The court, it explains, is responsible for resolving critically important cases involving the separation of powers, the role of government, the rights of federal officials, and the decisions of a vast array of administrative agencies.

In fact, the D.C. Circuit ruled last month that President Barack Obama's "intrasession appointment" of three new members to the National Labor Relations Board was an unconstitutional abuse of power because he could not make those appointments without U.S. Senate confirmation because the Senate was not in recess.

However, the court currently has more vacancies than any other federal appeals court, and two of the vacancies are among the oldest on the entire federal bench.

During the last congressional session, the Senate failed to confirm two of Obama's nominees -- Srikanth Srinivasan, principal deputy solicitor general of the United States; and Caitlin Halligan, general counsel for the Manhattan District Attorney's Office and former New York solicitor general.

Obama renominated Srinivasan and Halligan, along with 31 others, last month.

"Today, I am re-nominating 33 highly qualified candidates for the federal bench, including many who could have and should have been confirmed before the Senate adjourned," the President said in a Jan. 3 statement.

"Several have been awaiting a vote for more than six months, even though they all enjoy bipartisan support. I continue to be grateful for their willingness to serve and remain confident that they will apply the law with the utmost impartiality and integrity."

He continued, "I urge the Senate to consider and confirm these nominees without delay, so all Americans can have equal and timely access to justice."

Halligan was originally nominated in September to fill the seat left behind in 2005 by John Roberts, now chief justice of the U.S. Supreme Court.

Srinivasan was first nominated in June to take over for A. Raymond Randolph, who took senior status in 2008.

That still leaves two vacancies with no nominations -- Sentelle's seat and that of Douglas H. Ginsburg, who took senior status in October 2011.

"With four out of eleven judgeships open, the D.C. Circuit will be further crippled and divided," ACS President Caroline Fredrickson said Tuesday.

"The Senate must make filling these vacancies a priority.

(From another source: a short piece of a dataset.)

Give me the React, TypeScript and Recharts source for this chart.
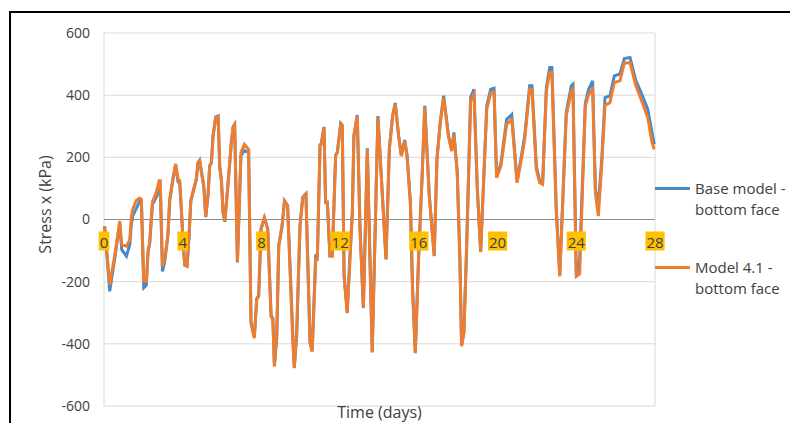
import React from 'react';
import {
    LineChart,
    Line,
    XAxis,
    YAxis,
    CartesianGrid,
    ReferenceLine,
    ReferenceDot,
} from 'recharts';

// time in days
const time = [
    0.03, 0.29, 0.54, 0.8, 0.9, 1.14, 1.31, 1.39, 1.47, 1.64, 1.81, 1.9, 2.02, 2.15, 2.24, 2.32,
    2.46, 2.66, 2.8, 2.86, 2.97, 3.08, 3.25, 3.34, 3.51, 3.64, 3.76, 3.85, 3.93, 4.02, 4.1, 4.22,
    4.32, 4.41, 4.56, 4.69, 4.78, 4.86, 4.97, 5.07, 5.17, 5.29, 5.37, 5.46, 5.54, 5.68, 5.8, 5.88,
    5.97, 6.05, 6.14, 6.27, 6.39, 6.47, 6.56, 6.64, 6.78, 6.96, 7.13, 7.35, 7.47, 7.64, 7.76, 7.86,
    7.98, 8.15, 8.32, 8.49, 8.58, 8.66, 8.78, 8.88, 9.05, 9.17, 9.33, 9.59, 9.67, 9.79, 9.96, 10.1,
    10.26, 10.47, 10.58, 10.76, 10.84, 10.98, 11.04, 11.18, 11.26, 11.35, 11.48, 11.6, 11.77, 11.86,
    12.03, 12.11, 12.2, 12.36, 12.5, 12.62, 12.7, 12.87, 13.01, 13.18, 13.3, 13.38, 13.63, 13.92,
    14.33, 14.5, 14.67, 14.8, 14.97, 15.11, 15.28, 15.4, 15.57, 15.68, 15.82, 15.99, 16.16, 16.3,
    16.53, 16.78, 16.92, 17.09, 17.26, 17.5, 17.67, 17.78, 17.95, 18.09, 18.17, 18.29, 18.43, 18.63,
    18.8, 18.97, 19.14, 19.45, 19.65, 19.82, 19.95, 20.17, 20.46, 20.72, 20.99, 21.24, 21.38, 21.63,
    21.75, 21.97, 22.14, 22.29, 22.48, 22.65, 22.76, 22.98, 23.16, 23.49, 23.75, 23.83, 24.0, 24.17,
    24.46, 24.63, 24.83, 24.97, 25.12, 25.3, 25.46, 25.71, 25.93, 26.22, 26.44, 26.73, 27.03, 27.29,
    27.63, 27.85, 27.96,
];

// Base model - bottom face (kPa)
const baseModel = [
    -21, -231, -128, -12, -97, -118, -80, -16, 13, 35, 58, 58, -220, -212, -104, -78,
    48, 72, 92, 105, -167, -138, -50, 60, 130, 175, 122, 116, 30, -72, -147, -150,
    -56, 58, 96, 128, 182, 190, 145, 107, 8, 80, 171, 183, 268, 330, 333, 170,
    122, 22, -7, 90, 182, 248, 298, 306, -138, 205, 222, 215, -330, -378, -255, -245,
    -30, 6, -30, -308, -318, -470, -380, -84, -20, 60, 45, -362, -476, -378, -20, 72,
    83, -395, -422, -112, -125, 240, 244, 298, 56, 56, -116, -116, 206, 218,
    309, 303, -180, -298, -112, 24, 271, 336, -30, -282, 13, 229, -425, 333,
    -127, 229, 336, 375, 271, 206, 256, 206, 56, -223, -427, -116, 131, 366,
    77, -116, 196, 315, 398, 272, 225, 280, 153, -138, -405, -362, -84, 392,
    419, 100, -102, 365, 419, 422, 138, 180, 322, 338, 125, 215, 270, 430,
    430, 170, 125, 118, 425, 489, 489, 38, -178, 345, 430, 435, -178, -130,
    375, 419, 446, 100, 43, 200, 392, 398, 462, 468, 518, 521, 446, 409,
    355, 280, 242,
];

// Model 4.1 - bottom face (kPa)
const model41 = [
    -21, -210, -118, -5, -81, -86, -65, 10, 35, 61, 69, 65, -199, -199, -97, -75,
    56, 88, 125, 125, -150, -129, -48, 67, 136, 179, 131, 125, 35, -70, -145, -150,
    -54, 61, 99, 131, 184, 189, 147, 109, 10, 83, 173, 184, 269, 328, 331, 173,
    125, 24, -5, 93, 184, 248, 296, 303, -135, 215, 242, 226, -333, -382, -258, -247,
    -32, 5, -32, -312, -322, -473, -365, -86, -21, 59, 43, -387, -478, -360, -21, 70,
    81, -398, -425, -129, -129, 237, 242, 296, 54, 54, -118, -118, 204, 215,
    306, 301, -183, -301, -129, 22, 269, 333, -32, -285, 11, 226, -428, 328,
    -129, 226, 333, 371, 269, 204, 253, 204, 54, -226, -430, -118, 129, 360,
    75, -118, 194, 312, 392, 269, 220, 274, 150, -140, -408, -365, -86, 382,
    403, 97, -105, 355, 406, 410, 134, 172, 306, 322, 118, 204, 258, 419,
    419, 161, 118, 113, 414, 473, 473, 32, -183, 333, 414, 420, -183, -175,
    365, 403, 419, 86, 11, 183, 368, 376, 441, 446, 503, 505, 430, 387,
    328, 247, 226,
];

const dayTicks = [0, 4, 8, 12, 16, 20, 24, 28];
const stressTicks = [-600, -400, -200, 0, 200, 400, 600];

const series = [
    { key: 'base', name: 'Base model - bottom face', color: '#4A89C8' },
    { key: 'model', name: 'Model 4.1 - bottom face', color: '#ED7D31' },
];

const data = time.map((t, i) => ({
    t,
    base: baseModel[i],
    model: model41[i],
}));

const FONT = '"Open Sans", "Liberation Sans", sans-serif';

function DayLabel(props: any) {
    const { cx, cy, label } = props;
    const txt = String(label);
    const w = txt.length * 8.6 + 2;
    return (
        <g>
            <rect x={cx - w / 2} y={cy + 12} width={w} height={19} fill='#FFC000' />
            <text
                x={cx}
                y={cy + 22}
                textAnchor='middle'
                dominantBaseline='central'
                fontSize={15}
                fontFamily={FONT}
                fill='#404040'
            >
                {txt}
            </text>
        </g>
    );
}

// legend drawn beside the chart, Excel style (line sample + 2 line label)
function SideLegend() {
    return (
        <div
            style={{
                position: 'absolute',
                left: 655,
                top: 178,
                width: 135,
                fontFamily: FONT,
                fontSize: 15,
                color: '#404040',
            }}
        >
            {series.map((s) => {
                const parts = s.name.split(' - ');
                return (
                    <div key={s.key} style={{ position: 'relative', height: 79, lineHeight: '21px' }}>
                        <div
                            style={{
                                position: 'absolute',
                                left: 0,
                                top: 9,
                                width: 35,
                                height: 3,
                                background: s.color,
                            }}
                        />
                        <div style={{ position: 'absolute', left: 40, top: 0, whiteSpace: 'nowrap' }}>
                            <div>{parts[0]} -</div>
                            <div>{parts[1]}</div>
                        </div>
                    </div>
                );
            })}
        </div>
    );
}

export default function App() {
    return (
        <div
            style={{
                position: 'absolute',
                left: 0,
                top: 0,
                width: 790,
                height: 423,
                overflow: 'hidden',
                background: '#fff',
            }}
        >
            <div
                style={{
                    position: 'absolute',
                    left: 9,
                    top: 11,
                    width: 800,
                    height: 430,
                    border: '2px solid #000',
                }}
            />
            <div style={{ position: 'absolute', left: 0, top: 0 }}>
                <LineChart
                    width={790}
                    height={423}
                    data={data}
                    margin={{ top: 33, right: 135, bottom: 0, left: 0 }}
                >
                    <CartesianGrid stroke='#d9d9d9' />
                    <XAxis
                        dataKey='t'
                        type='number'
                        domain={[0, 28]}
                        ticks={dayTicks}
                        tick={false}
                        tickLine={false}
                        axisLine={false}
                        height={17}
                        label={{
                            value: 'Time (days)',
                            position: 'insideBottom',
                            offset: 5,
                            fontSize: 16,
                            fontFamily: FONT,
                            fill: '#404040',
                        }}
                    />
                    <YAxis
                        type='number'
                        domain={[-600, 600]}
                        ticks={stressTicks}
                        width={104}
                        tickLine={false}
                        axisLine={false}
                        tickSize={0}
                        tickMargin={14}
                        tick={{ fontSize: 14, fontFamily: FONT, fill: '#404040' }}
                        label={{
                            value: 'Stress x (kPa)',
                            angle: -90,
                            position: 'insideLeft',
                            offset: 45,
                            dy: -15,
                            fontSize: 16,
                            fontFamily: FONT,
                            fill: '#404040',
                            textAnchor: 'middle',
                        }}
                    />
                    <ReferenceLine y={0} stroke='#8c8c8c' strokeWidth={1} />
                    {series.map((s) => (
                        <Line
                            key={s.key}
                            dataKey={s.key}
                            name={s.name}
                            type='linear'
                            stroke={s.color}
                            strokeWidth={3}
                            dot={false}
                            isAnimationActive={false}
                        />
                    ))}
                    {dayTicks.map((d) => (
                        <ReferenceDot
                            key={d}
                            x={d}
                            y={0}
                            r={1}
                            ifOverflow='visible'
                            shape={(p: any) => <DayLabel {...p} label={d} />}
                        />
                    ))}
                </LineChart>
            </div>
            <SideLegend />
        </div>
    );
}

Doing so could go a long way to restoring the ability of the federal government to respond to health, safety and other vital concerns that impact every American."

ACS is a network of lawyers, law students, scholars, judges and policymakers that promotes the U.S. Constitutional values of "individual rights and liberties, genuine equality, access to justice, democracy and the rule of law."

The organization, founded in 2001, was created as a counterweight to the Federalist Society, and is often described as its progressive counterpart.